Goal of the exercise:
Extract everything from the first line through the line with "ROUNDS = list(range(0, 151, 2))", both ends included, except for any pictures.

☆ ☆ ☆

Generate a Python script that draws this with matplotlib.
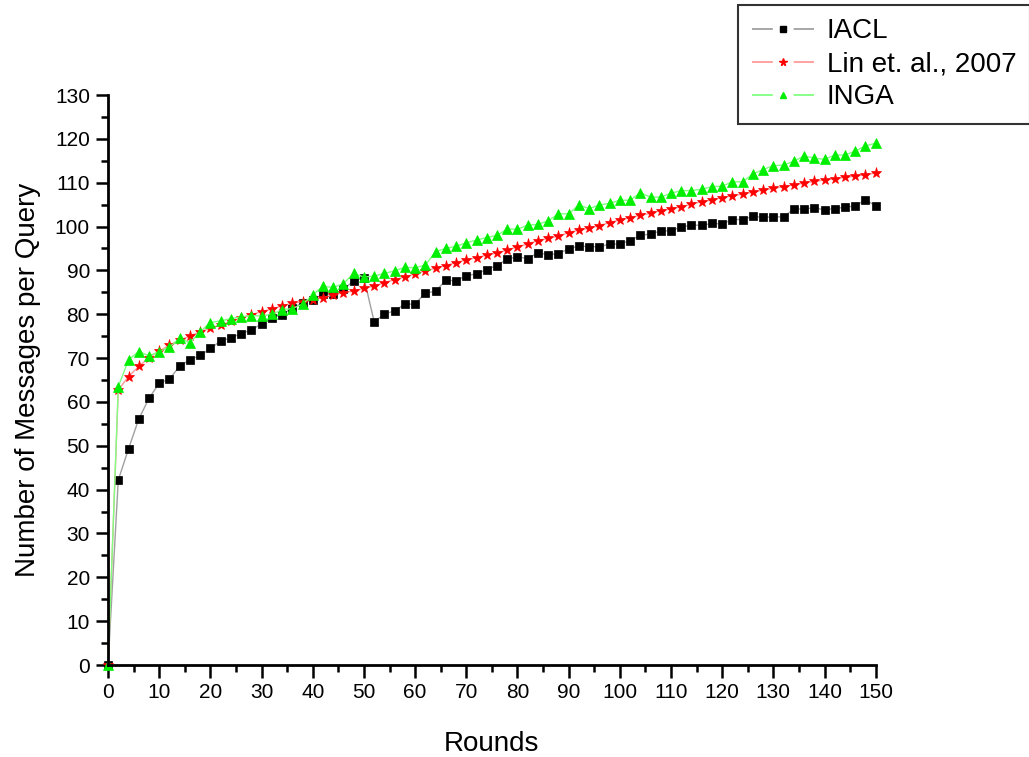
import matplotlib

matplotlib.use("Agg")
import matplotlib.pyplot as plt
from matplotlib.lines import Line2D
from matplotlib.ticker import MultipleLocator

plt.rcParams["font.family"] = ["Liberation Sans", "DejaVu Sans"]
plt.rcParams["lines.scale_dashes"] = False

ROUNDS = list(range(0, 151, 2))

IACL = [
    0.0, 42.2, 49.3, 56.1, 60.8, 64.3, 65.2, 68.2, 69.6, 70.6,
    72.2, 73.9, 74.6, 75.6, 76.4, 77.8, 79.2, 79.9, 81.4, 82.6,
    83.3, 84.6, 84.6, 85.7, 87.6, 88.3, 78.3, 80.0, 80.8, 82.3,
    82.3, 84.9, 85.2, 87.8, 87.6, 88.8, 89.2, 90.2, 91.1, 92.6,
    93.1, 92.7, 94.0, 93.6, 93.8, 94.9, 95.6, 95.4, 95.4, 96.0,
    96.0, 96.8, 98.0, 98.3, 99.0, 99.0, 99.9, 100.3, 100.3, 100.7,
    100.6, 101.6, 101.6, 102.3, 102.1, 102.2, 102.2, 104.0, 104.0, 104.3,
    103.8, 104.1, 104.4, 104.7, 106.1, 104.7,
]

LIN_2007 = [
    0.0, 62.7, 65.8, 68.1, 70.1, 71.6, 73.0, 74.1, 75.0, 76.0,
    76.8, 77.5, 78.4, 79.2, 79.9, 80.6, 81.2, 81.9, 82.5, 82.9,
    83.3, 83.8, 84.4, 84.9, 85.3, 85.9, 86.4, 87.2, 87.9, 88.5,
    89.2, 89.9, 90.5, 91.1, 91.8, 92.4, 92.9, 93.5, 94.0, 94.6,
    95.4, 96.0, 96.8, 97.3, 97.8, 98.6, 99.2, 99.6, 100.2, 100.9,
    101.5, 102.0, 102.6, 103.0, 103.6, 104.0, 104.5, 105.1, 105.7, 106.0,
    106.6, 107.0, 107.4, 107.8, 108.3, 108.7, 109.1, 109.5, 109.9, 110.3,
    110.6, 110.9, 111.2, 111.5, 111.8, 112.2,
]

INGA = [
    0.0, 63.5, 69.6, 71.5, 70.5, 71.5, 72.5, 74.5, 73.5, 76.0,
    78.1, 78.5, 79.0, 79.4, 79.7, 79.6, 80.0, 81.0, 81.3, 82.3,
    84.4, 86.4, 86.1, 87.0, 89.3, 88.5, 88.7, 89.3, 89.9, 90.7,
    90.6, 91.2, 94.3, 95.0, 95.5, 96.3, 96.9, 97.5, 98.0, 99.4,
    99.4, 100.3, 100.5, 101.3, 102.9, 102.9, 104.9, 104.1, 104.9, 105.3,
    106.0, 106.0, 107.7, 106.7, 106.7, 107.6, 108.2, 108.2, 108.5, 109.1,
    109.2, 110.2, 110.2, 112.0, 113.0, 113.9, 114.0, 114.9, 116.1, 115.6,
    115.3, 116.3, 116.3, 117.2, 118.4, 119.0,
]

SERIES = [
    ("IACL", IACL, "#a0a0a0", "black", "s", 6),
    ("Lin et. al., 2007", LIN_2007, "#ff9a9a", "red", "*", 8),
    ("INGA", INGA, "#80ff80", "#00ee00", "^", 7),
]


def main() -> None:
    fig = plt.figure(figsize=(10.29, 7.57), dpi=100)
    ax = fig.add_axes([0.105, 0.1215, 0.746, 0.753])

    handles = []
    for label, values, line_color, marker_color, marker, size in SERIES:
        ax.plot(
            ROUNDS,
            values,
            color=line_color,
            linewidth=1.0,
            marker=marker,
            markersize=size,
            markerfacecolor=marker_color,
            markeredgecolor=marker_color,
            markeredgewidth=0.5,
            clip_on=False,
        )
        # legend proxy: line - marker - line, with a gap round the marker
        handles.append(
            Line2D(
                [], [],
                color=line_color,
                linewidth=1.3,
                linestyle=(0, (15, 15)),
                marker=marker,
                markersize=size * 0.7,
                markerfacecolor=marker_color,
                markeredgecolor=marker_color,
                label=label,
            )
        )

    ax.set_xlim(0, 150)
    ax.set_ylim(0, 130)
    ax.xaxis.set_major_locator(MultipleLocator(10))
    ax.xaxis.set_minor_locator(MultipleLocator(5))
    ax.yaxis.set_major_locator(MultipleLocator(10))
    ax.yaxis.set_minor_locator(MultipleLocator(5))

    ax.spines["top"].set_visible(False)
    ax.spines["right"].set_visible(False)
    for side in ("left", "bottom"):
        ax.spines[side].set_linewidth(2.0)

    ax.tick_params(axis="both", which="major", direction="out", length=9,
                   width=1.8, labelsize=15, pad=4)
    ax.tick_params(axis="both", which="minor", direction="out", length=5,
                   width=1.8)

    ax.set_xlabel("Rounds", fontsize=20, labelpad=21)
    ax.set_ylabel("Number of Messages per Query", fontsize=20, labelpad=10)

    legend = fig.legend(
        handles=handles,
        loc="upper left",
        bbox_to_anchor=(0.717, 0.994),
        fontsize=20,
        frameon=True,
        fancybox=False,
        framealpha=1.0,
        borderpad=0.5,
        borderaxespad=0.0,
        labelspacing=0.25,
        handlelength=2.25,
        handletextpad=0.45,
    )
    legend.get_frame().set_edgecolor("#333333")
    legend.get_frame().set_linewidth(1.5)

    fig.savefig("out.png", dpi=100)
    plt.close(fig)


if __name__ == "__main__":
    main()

☆ ☆ ☆

Finished task:
Generate a Python script that draws this with matplotlib.
import matplotlib

matplotlib.use("Agg")
import matplotlib.pyplot as plt
from matplotlib.lines import Line2D
from matplotlib.ticker import MultipleLocator

plt.rcParams["font.family"] = ["Liberation Sans", "DejaVu Sans"]
plt.rcParams["lines.scale_dashes"] = False

ROUNDS = list(range(0, 151, 2))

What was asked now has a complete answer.